_Aim of the exercise_
Reproduce all the lines exactly as they stand, apart from the pictures.

********

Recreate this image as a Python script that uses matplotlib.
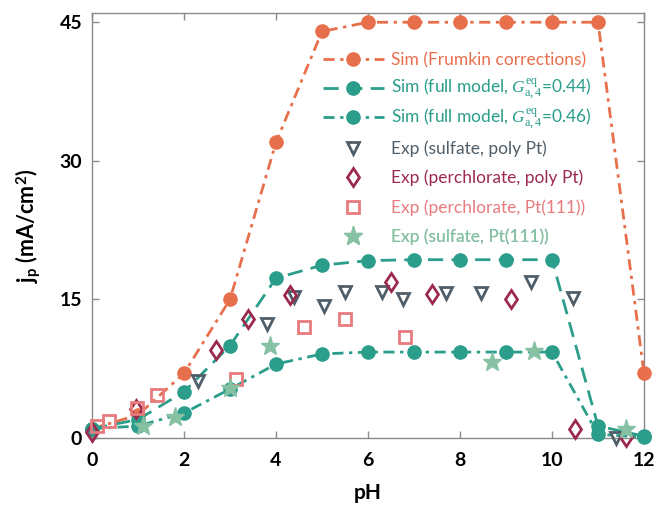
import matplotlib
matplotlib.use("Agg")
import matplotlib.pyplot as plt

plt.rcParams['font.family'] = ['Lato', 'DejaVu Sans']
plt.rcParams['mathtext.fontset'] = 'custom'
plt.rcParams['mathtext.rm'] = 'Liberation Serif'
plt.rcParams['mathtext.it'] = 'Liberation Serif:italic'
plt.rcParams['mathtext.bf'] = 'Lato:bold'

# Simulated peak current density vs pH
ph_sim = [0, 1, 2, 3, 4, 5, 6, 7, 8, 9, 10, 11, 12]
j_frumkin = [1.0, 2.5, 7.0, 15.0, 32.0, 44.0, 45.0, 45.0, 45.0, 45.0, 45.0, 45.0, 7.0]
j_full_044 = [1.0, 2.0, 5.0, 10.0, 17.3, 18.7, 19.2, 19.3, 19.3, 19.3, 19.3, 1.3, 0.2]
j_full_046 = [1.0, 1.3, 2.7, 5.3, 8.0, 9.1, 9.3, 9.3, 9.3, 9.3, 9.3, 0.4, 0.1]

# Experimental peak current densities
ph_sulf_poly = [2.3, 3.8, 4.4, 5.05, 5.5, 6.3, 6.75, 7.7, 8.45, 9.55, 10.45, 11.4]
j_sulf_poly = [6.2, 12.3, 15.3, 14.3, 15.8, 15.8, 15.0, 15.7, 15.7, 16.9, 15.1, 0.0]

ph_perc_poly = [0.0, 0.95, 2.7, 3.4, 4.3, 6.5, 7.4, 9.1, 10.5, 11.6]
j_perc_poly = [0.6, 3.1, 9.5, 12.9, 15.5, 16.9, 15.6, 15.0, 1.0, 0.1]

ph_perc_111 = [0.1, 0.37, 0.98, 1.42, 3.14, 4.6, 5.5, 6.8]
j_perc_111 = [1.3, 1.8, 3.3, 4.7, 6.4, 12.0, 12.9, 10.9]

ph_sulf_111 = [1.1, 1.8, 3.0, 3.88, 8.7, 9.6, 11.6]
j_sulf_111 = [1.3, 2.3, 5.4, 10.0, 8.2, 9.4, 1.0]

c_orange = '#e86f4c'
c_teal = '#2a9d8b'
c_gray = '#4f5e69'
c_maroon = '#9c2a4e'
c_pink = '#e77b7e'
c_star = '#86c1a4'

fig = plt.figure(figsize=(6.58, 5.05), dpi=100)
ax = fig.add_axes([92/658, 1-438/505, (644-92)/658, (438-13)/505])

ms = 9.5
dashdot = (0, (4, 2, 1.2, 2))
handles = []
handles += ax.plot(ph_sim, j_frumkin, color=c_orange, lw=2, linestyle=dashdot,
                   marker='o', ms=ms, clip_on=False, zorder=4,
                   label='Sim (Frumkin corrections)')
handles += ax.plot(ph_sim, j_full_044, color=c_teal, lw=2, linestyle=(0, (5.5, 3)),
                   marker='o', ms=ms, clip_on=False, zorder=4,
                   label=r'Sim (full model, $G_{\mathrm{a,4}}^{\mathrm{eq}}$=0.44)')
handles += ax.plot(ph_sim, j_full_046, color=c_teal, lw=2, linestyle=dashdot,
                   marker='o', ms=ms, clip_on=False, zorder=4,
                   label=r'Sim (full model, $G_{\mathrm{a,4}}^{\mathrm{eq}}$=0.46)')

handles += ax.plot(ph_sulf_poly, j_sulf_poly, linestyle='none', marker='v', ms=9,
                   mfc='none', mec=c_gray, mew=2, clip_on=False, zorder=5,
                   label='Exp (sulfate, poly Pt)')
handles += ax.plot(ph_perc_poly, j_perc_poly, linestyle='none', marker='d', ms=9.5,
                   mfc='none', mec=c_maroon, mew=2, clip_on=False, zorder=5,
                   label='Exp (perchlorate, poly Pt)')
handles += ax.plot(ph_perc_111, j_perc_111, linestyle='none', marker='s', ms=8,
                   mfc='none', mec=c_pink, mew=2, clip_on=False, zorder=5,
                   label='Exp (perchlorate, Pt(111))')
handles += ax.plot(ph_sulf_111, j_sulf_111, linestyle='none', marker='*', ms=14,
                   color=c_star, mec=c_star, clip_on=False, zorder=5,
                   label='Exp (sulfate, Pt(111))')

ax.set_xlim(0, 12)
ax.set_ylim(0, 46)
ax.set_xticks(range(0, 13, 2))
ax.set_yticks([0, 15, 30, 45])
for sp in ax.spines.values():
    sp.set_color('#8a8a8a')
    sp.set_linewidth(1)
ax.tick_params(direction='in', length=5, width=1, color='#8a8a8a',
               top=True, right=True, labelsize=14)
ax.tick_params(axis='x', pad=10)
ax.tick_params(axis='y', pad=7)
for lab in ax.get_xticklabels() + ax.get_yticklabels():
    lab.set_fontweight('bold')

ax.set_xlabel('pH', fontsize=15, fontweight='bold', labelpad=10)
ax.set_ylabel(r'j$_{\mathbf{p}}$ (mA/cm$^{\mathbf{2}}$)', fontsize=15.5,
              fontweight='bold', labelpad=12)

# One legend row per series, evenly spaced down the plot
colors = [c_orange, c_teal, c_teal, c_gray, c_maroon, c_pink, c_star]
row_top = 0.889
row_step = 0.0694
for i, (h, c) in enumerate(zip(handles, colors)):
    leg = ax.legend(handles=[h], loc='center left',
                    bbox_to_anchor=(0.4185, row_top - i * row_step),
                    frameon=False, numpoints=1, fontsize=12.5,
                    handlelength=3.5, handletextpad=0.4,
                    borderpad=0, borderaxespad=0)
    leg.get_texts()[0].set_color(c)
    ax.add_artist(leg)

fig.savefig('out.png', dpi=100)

********

_Result of the task_
Recreate this image as a Python script that uses matplotlib.
import matplotlib
matplotlib.use("Agg")
import matplotlib.pyplot as plt

plt.rcParams['font.family'] = ['Lato', 'DejaVu Sans']
plt.rcParams['mathtext.fontset'] = 'custom'
plt.rcParams['mathtext.rm'] = 'Liberation Serif'
plt.rcParams['mathtext.it'] = 'Liberation Serif:italic'
plt.rcParams['mathtext.bf'] = 'Lato:bold'

# Simulated peak current density vs pH
ph_sim = [0, 1, 2, 3, 4, 5, 6, 7, 8, 9, 10, 11, 12]
j_frumkin = [1.0, 2.5, 7.0, 15.0, 32.0, 44.0, 45.0, 45.0, 45.0, 45.0, 45.0, 45.0, 7.0]
j_full_044 = [1.0, 2.0, 5.0, 10.0, 17.3, 18.7, 19.2, 19.3, 19.3, 19.3, 19.3, 1.3, 0.2]
j_full_046 = [1.0, 1.3, 2.7, 5.3, 8.0, 9.1, 9.3, 9.3, 9.3, 9.3, 9.3, 0.4, 0.1]

# Experimental peak current densities
ph_sulf_poly = [2.3, 3.8, 4.4, 5.05, 5.5, 6.3, 6.75, 7.7, 8.45, 9.55, 10.45, 11.4]
j_sulf_poly = [6.2, 12.3, 15.3, 14.3, 15.8, 15.8, 15.0, 15.7, 15.7, 16.9, 15.1, 0.0]

ph_perc_poly = [0.0, 0.95, 2.7, 3.4, 4.3, 6.5, 7.4, 9.1, 10.5, 11.6]
j_perc_poly = [0.6, 3.1, 9.5, 12.9, 15.5, 16.9, 15.6, 15.0, 1.0, 0.1]

ph_perc_111 = [0.1, 0.37, 0.98, 1.42, 3.14, 4.6, 5.5, 6.8]
j_perc_111 = [1.3, 1.8, 3.3, 4.7, 6.4, 12.0, 12.9, 10.9]

ph_sulf_111 = [1.1, 1.8, 3.0, 3.88, 8.7, 9.6, 11.6]
j_sulf_111 = [1.3, 2.3, 5.4, 10.0, 8.2, 9.4, 1.0]

c_orange = '#e86f4c'
c_teal = '#2a9d8b'
c_gray = '#4f5e69'
c_maroon = '#9c2a4e'
c_pink = '#e77b7e'
c_star = '#86c1a4'

fig = plt.figure(figsize=(6.58, 5.05), dpi=100)
ax = fig.add_axes([92/658, 1-438/505, (644-92)/658, (438-13)/505])

ms = 9.5
dashdot = (0, (4, 2, 1.2, 2))
handles = []
handles += ax.plot(ph_sim, j_frumkin, color=c_orange, lw=2, linestyle=dashdot,
                   marker='o', ms=ms, clip_on=False, zorder=4,
                   label='Sim (Frumkin corrections)')
handles += ax.plot(ph_sim, j_full_044, color=c_teal, lw=2, linestyle=(0, (5.5, 3)),
                   marker='o', ms=ms, clip_on=False, zorder=4,
                   label=r'Sim (full model, $G_{\mathrm{a,4}}^{\mathrm{eq}}$=0.44)')
handles += ax.plot(ph_sim, j_full_046, color=c_teal, lw=2, linestyle=dashdot,
                   marker='o', ms=ms, clip_on=False, zorder=4,
                   label=r'Sim (full model, $G_{\mathrm{a,4}}^{\mathrm{eq}}$=0.46)')

handles += ax.plot(ph_sulf_poly, j_sulf_poly, linestyle='none', marker='v', ms=9,
                   mfc='none', mec=c_gray, mew=2, clip_on=False, zorder=5,
                   label='Exp (sulfate, poly Pt)')
handles += ax.plot(ph_perc_poly, j_perc_poly, linestyle='none', marker='d', ms=9.5,
                   mfc='none', mec=c_maroon, mew=2, clip_on=False, zorder=5,
                   label='Exp (perchlorate, poly Pt)')
handles += ax.plot(ph_perc_111, j_perc_111, linestyle='none', marker='s', ms=8,
                   mfc='none', mec=c_pink, mew=2, clip_on=False, zorder=5,
                   label='Exp (perchlorate, Pt(111))')
handles += ax.plot(ph_sulf_111, j_sulf_111, linestyle='none', marker='*', ms=14,
                   color=c_star, mec=c_star, clip_on=False, zorder=5,
                   label='Exp (sulfate, Pt(111))')

ax.set_xlim(0, 12)
ax.set_ylim(0, 46)
ax.set_xticks(range(0, 13, 2))
ax.set_yticks([0, 15, 30, 45])
for sp in ax.spines.values():
    sp.set_color('#8a8a8a')
    sp.set_linewidth(1)
ax.tick_params(direction='in', length=5, width=1, color='#8a8a8a',
               top=True, right=True, labelsize=14)
ax.tick_params(axis='x', pad=10)
ax.tick_params(axis='y', pad=7)
for lab in ax.get_xticklabels() + ax.get_yticklabels():
    lab.set_fontweight('bold')

ax.set_xlabel('pH', fontsize=15, fontweight='bold', labelpad=10)
ax.set_ylabel(r'j$_{\mathbf{p}}$ (mA/cm$^{\mathbf{2}}$)', fontsize=15.5,
              fontweight='bold', labelpad=12)

# One legend row per series, evenly spaced down the plot
colors = [c_orange, c_teal, c_teal, c_gray, c_maroon, c_pink, c_star]
row_top = 0.889
row_step = 0.0694
for i, (h, c) in enumerate(zip(handles, colors)):
    leg = ax.legend(handles=[h], loc='center left',
                    bbox_to_anchor=(0.4185, row_top - i * row_step),
                    frameon=False, numpoints=1, fontsize=12.5,
                    handlelength=3.5, handletextpad=0.4,
                    borderpad=0, borderaxespad=0)
    leg.get_texts()[0].set_color(c)
    ax.add_artist(leg)

fig.savefig('out.png', dpi=100)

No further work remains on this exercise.